-By Andrew Szakmary, a professor of finance at the University of Richmond.
Truth be told, I am a bit like Oskar Schindler in “Schindler’s List” when it comes to HR 711 dealing with Social Security and the WEP/GPO. At first, motivated mostly by self-interest, it was all about what this bill does to me. Then, as I thoroughly digested the testimony of Stephen Goss, who is the Chief Actuary of the Social Security Administration (SSA), I realized that there are much, much larger issues involved.
The main public policy problem with the bill is not what it does to a relative handful of people like me who will have 30 years of substantial covered SS earnings but also a good many years of non-covered employment on which I am drawing a pension. In light of the ISC ruling yesterday with respect to Chicago Pensions, which is hugely significant because for the first time the court explicitly said that if the pension funds run out then the pensions must still be paid from current revenues, I am more confident that my SURS pension is reasonably secure. If my monthly SS benefit is reduced by $300 I will be unhappy, but I will survive.
The primary problem with the bill is the 14 million people (according to Goss’ testimony, pp.3-4) who are not currently subject to the WEP but will become impacted due to the formula change in HR 711. Most of these folks will almost certainly be people who did short 1-5 year stints as teachers, firemen, policemen, political appointees, nonprofit workers (many of whom were not covered under SS until 1984), etc. and are not collecting a pension related to this employment. Under current law, they are protected from WEP because the WEP can only impact those who are eligible to draw a pension from non-covered employment. But under the formula change and procedures in HR 711, this protection is removed and they will become impacted. As the Goss testimony makes clear, the degree to which these folks will get hit will be highly variable, but on average it will be a benefit reduction of $27 per month.
But this is not the worst part of the bill. Upon first glance it appears that benefit reductions will only apply to those who are currently 61 and under and had some non-covered employment. A closer reading of Goss’ testimony (p.4), however, indicates that this is NOT the case. Every current SS beneficiary (yes, even 90-year-olds) who since 1977 has any recorded non-covered earnings (even if only 1 year) and has less than 30 years of substantial covered earnings under SS will be subjected to a WEP audit. They will have to obtain a certification letter from any non-covered employer they ever had since 1977 that states that they are not eligible for a pension based on that employment, by the end of 2016. If they are unwilling or unable to obtain this certification letter in the required window, then the WEP will be retroactively applied to them back to the month they first collected a SS benefit. The cumulative “overpayments” they received will then be recovered from their future benefit checks, and in addition, their benefits going forward will be reduced as the WEP reduction is applied. Allow me to sketch out a typical scenario below:
A 90-year-old receives the WEP audit letter. She is confused/unwilling/unable to obtain certification that she is ineligible for a pension based on what the SSA determines was non-covered employment from 1978-1980. The SSA then determines that she is guilty of concealing a non-covered pension (because she has failed to prove her innocence) and that she should therefore retroactively be assessed a $27 per month WEP penalty. Since she began receiving benefits at age 62, which was 336 months ago, SSA thus determines that she has received a cumulative overpayment of $27 x 336 = $9,072. This overpayment will then be recovered from her future benefit payments, and in addition, her benefit going forward will be reduced by $27 per month from what she was previously receiving.
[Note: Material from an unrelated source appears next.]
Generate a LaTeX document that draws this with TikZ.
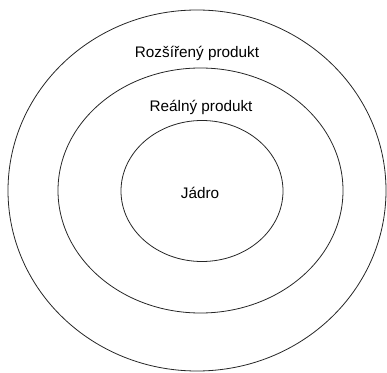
\documentclass[tikz,border=0pt]{standalone}
\usepackage{fontspec}
\setmainfont{Liberation Sans}
\usetikzlibrary{shapes.geometric}
\begin{document}
\begin{tikzpicture}[x=1pt, y=1pt, font=\fontsize{15.3}{18}\selectfont, every node/.style={outer sep=0pt, inner sep=0pt}, ring/.style={draw=black!85, line width=0.8pt, ellipse}]
	\useasboundingbox (0, 0) rectangle (387, 372);
	
	% Vrstvy produktu
	\node[ring, minimum width=378pt, minimum height=361pt] (rozsireny) at (197, 181.5) {};
	\node[ring, minimum width=285pt, minimum height=245pt] (realny) at (200.5, 181.5) {};
	\node[ring, minimum width=162pt, minimum height=141pt] (jadro) at (202, 181) {};
	
	% Popisky
	\node (lrozsireny) at (197, 319) {Rozšířený produkt};
	\node (lrealny) at (201, 265) {Reálný produkt};
	\node (ljadro) at (200, 179) {Jádro};
	
\end{tikzpicture}
\end{document}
Can you imagine the confusion and administrative nightmare this will cause for millions of current beneficiaries, their former non-covered employers, and the poor SSA employees in field offices who will be besieged by current beneficiaries, demanding an explanation for why their benefits were suddenly and unexpectedly cut?
Even with a modicum of thought one would realize that this bill is discriminatory against women, as females are likely to have lower incomes (thus making it less likely they will have “substantial earnings” in any given year), and tend to leave paid employment for several years to raise children (making it less likely that they will have 30-35 years of covered SS employment and be exempt from WEP). I would not be surprised to learn that two-thirds, or even three-fourths, of the individuals negatively affected by this bill will be female, but admittedly that is conjecture on my part.
Only people in Congress would have the chutzpah to entitle this bill “The Equal Treatment of Public Servants Act of 2015.” A more accurate title would be “The Retroactive Social Security Benefit Reduction Act of 2015.” I must admit that there is a small, devilish part of me that actually hopes this bill is enacted: the outrage will be so palpable, and so widespread, that the Washington politicians that passed it will be tarred and feathered and run out of town. However, I also fear this would pave the way for demagogues like Trump, so in the end my angelic side must prevail and I must exercise my civic duty to do what I can to either prevent this bill from passing, or at least to correct its most obvious flaws.